The wine is made in the same way as Amarone, by air-drying the grapes prior to fermentation which concentrates the flavours, giving an intense colour and flavour.
Denomination: Rosso Veneto IGT.
Production area: Veneto.
Alcohol content: 13,5%.
Colour: intense ruby red tending to garnet with ageing.
Bouquet: spicy with hints of cherry, black cherry and plum compote.
Taste: fine and velvety palate, persistent, with soft tannins at the end.
Service temperature: 18°-20° C.
Serving suggestions: Recommended with Pasta, white and red meats, fresh and aged cheeses.
Suitable for Vegetarians & Vegans.
Soil: The soil can generally be distinguished in: brown and red soil on silts or on loam rocks of Cretaceous age; compact red soil on basalt; compact red soil on Eocene limestone. Each valley gives different situations, although there is always a high calcareous concentration, with big stones quantity in the first half metre of the ground.
Maturation: A part of the grapes are slightly wilted before the soft pressing. The wine is then aged partly in steel tanks and partly in Tonneaux.

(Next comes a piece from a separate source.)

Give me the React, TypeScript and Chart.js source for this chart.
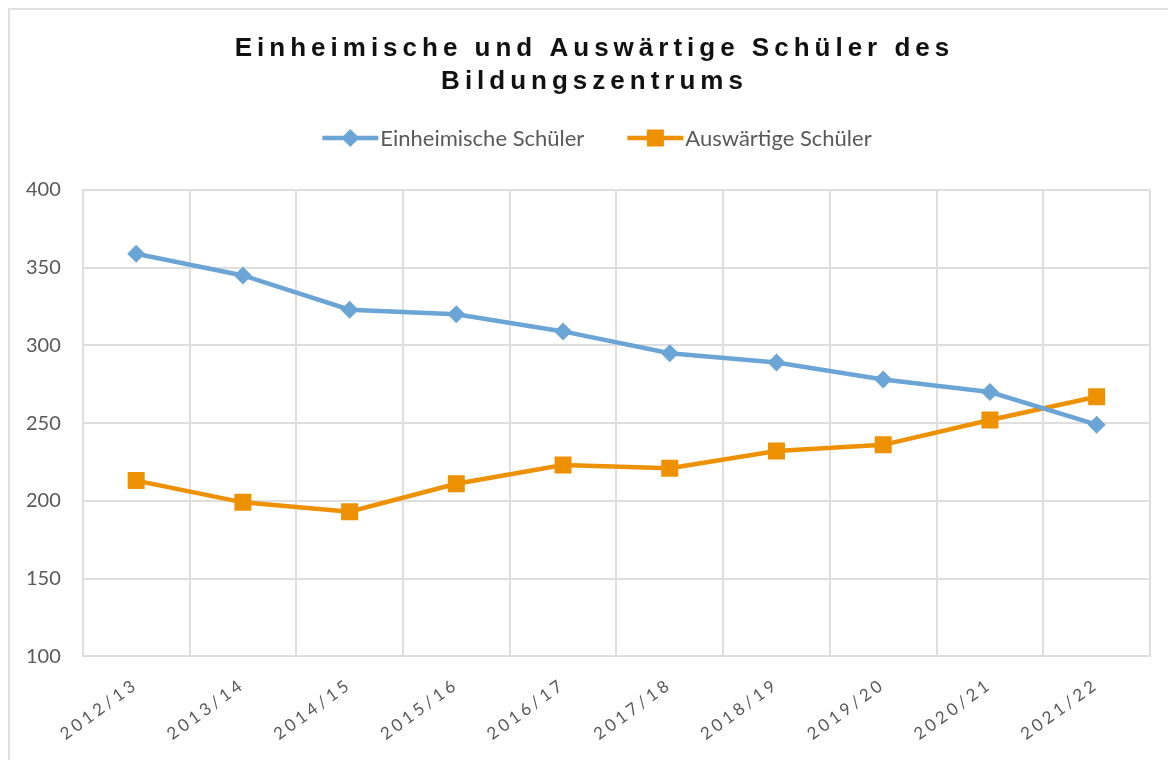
import React, { useEffect, useRef } from 'react';
import { Chart, registerables } from 'chart.js';

Chart.register(...registerables);

const TITLE_LINES = ['Einheimische und Auswärtige Schüler des', 'Bildungszentrums'];
const CATEGORIES = ['2012/13', '2013/14', '2014/15', '2015/16', '2016/17', '2017/18', '2018/19', '2019/20', '2020/21', '2021/22'];
const EINHEIMISCHE = [359, 345, 323, 320, 309, 295, 289, 278, 270, 249];
const AUSWAERTIGE = [213, 199, 193, 211, 223, 221, 232, 236, 252, 267];
const SERIES_NAMES = ['Einheimische Schüler', 'Auswärtige Schüler'];
const Y_MIN = 100;
const Y_MAX = 400;
const Y_STEP = 50;

const BLUE = '#6BA5D6';
const ORANGE = '#EE9100';
const GRID = '#DEDEDE';
const LABEL = '#595959';

function drawMarker(ctx: CanvasRenderingContext2D, style: string, x: number, y: number, color: string) {
  ctx.save();
  ctx.fillStyle = color;
  ctx.beginPath();
  if (style === 'rectRot') {
    const r = 9;
    ctx.moveTo(x - r, y);
    ctx.lineTo(x, y - r);
    ctx.lineTo(x + r, y);
    ctx.lineTo(x, y + r);
    ctx.closePath();
  } else {
    const s = 8.5;
    ctx.rect(x - s, y - s, 2 * s, 2 * s);
  }
  ctx.fill();
  ctx.restore();
}

const titleLegendPlugin = {
  id: 'titleLegend',
  afterDraw(chart: any) {
    const ctx: CanvasRenderingContext2D = chart.ctx;
    const cx = chart.width / 2;
    ctx.save();
    // title
    ctx.fillStyle = '#111111';
    ctx.font = 'bold 26px "Liberation Sans", Arial, sans-serif';
    (ctx as any).letterSpacing = '5px';
    ctx.textAlign = 'center';
    ctx.textBaseline = 'alphabetic';
    TITLE_LINES.forEach((t, i) => {
      ctx.fillText(t, cx + 1.5, 46 + i * 33);
    });
    // legend
    (ctx as any).letterSpacing = '0px';
    ctx.font = '22px Lato, sans-serif';
    ctx.textAlign = 'left';
    ctx.textBaseline = 'middle';
    const lineLen = 56;
    const gapText = 2;
    const gapItems = 43;
    const ds = chart.data.datasets;
    const widths = ds.map((d: any) => ctx.measureText(d.label).width);
    let total = 0;
    widths.forEach((w: number, i: number) => {
      total += lineLen + gapText + w + (i < widths.length - 1 ? gapItems : 0);
    });
    let x = cx - total / 2 + 4;
    const y = 128;
    ds.forEach((d: any, i: number) => {
      ctx.strokeStyle = d.borderColor;
      ctx.lineWidth = 4.5;
      ctx.beginPath();
      ctx.moveTo(x, y);
      ctx.lineTo(x + lineLen, y);
      ctx.stroke();
      drawMarker(ctx, d.pointStyle, x + lineLen / 2, y, d.borderColor);
      ctx.fillStyle = LABEL;
      ctx.fillText(d.label, x + lineLen + gapText, y + 1);
      x += lineLen + gapText + widths[i] + gapItems;
    });
    ctx.restore();
  },
};

export default function App() {
  const ref = useRef<HTMLCanvasElement | null>(null);
  useEffect(() => {
    if (!ref.current) return;
    const chart = new Chart(ref.current, {
      type: 'line',
      data: {
        labels: CATEGORIES,
        datasets: [
          {
            label: SERIES_NAMES[0],
            data: EINHEIMISCHE,
            borderColor: BLUE,
            backgroundColor: BLUE,
            borderWidth: 4.5,
            pointStyle: 'rectRot',
            pointRadius: 9,
            pointBorderWidth: 0,
            tension: 0,
          },
          {
            label: SERIES_NAMES[1],
            data: AUSWAERTIGE,
            borderColor: ORANGE,
            backgroundColor: ORANGE,
            borderWidth: 4.5,
            pointStyle: 'rect',
            pointRadius: 12,
            pointBorderWidth: 0,
            tension: 0,
          },
        ],
      },
      options: {
        responsive: false,
        animation: false,
        devicePixelRatio: 1,
        layout: { padding: { top: 180, left: -6, right: 26, bottom: 12 } },
        plugins: {
          legend: { display: false },
          title: { display: false },
          tooltip: { enabled: false },
        },
        scales: {
          x: {
            offset: true,
            grid: { offset: true, color: GRID, lineWidth: 2, drawTicks: false },
            border: { color: GRID, width: 2 },
            ticks: {
              minRotation: 36,
              maxRotation: 36,
              color: LABEL,
              padding: 18,
              font: { family: 'Lato', size: 17 },
            },
          },
          y: {
            min: Y_MIN,
            max: Y_MAX,
            grid: { color: GRID, lineWidth: 2, drawTicks: false },
            border: { color: GRID, width: 2 },
            ticks: {
              stepSize: Y_STEP,
              color: LABEL,
              padding: 22,
              font: { family: 'Lato', size: 20 },
            },
          },
        },
      },
      plugins: [titleLegendPlugin],
    });
    const xs: any = chart.scales.x;
    const orig = xs.drawLabels.bind(xs);
    xs.drawLabels = (area: any) => {
      const ctx: any = chart.ctx;
      ctx.save();
      ctx.letterSpacing = '3.5px';
      orig(area);
      ctx.restore();
    };
    chart.draw();
    return () => chart.destroy();
  }, []);
  return (
    <div
      style={{
        width: 1166,
        height: 750,
        borderLeft: '2px solid #E0E0E0',
        borderTop: '2px solid #E0E0E0',
        background: '#fff',
      }}
    >
      <canvas ref={ref} width={1166} height={750} style={{ display: 'block' }} />
    </div>
  );
}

Appassimento: Our NEROPASSO is obtained partially using dried grapes.
The Appassimento is a unique method, which has always characterized the production of wines of our territory. This technique has its roots in a distant past and since Roman times it has been remembered. Over the centuries, this technique of “drying” the grapes before crushing was completed and today distinguishes the production of the great wines.
The experience needed to bring at the right point of drying the grapes for NEROPASSO is very high. To get an excellent wine, the Appassimento is essential. It is a very critical and delicate phase, also linked to the cycle of seasons.
The grapes perfectly ripe and healthy are selected at the time of the hand picking. The thinnest bunches are chosen, with the berries not too close one to another, so that the air can circulate. The grapes are laid out in large perforated plastic boxes, to ensure excellent ventilation. The boxes are stacked in the fruttaio, a large airy room and the grapes are periodically monitored so that the Appassimento takes place in a perfect way.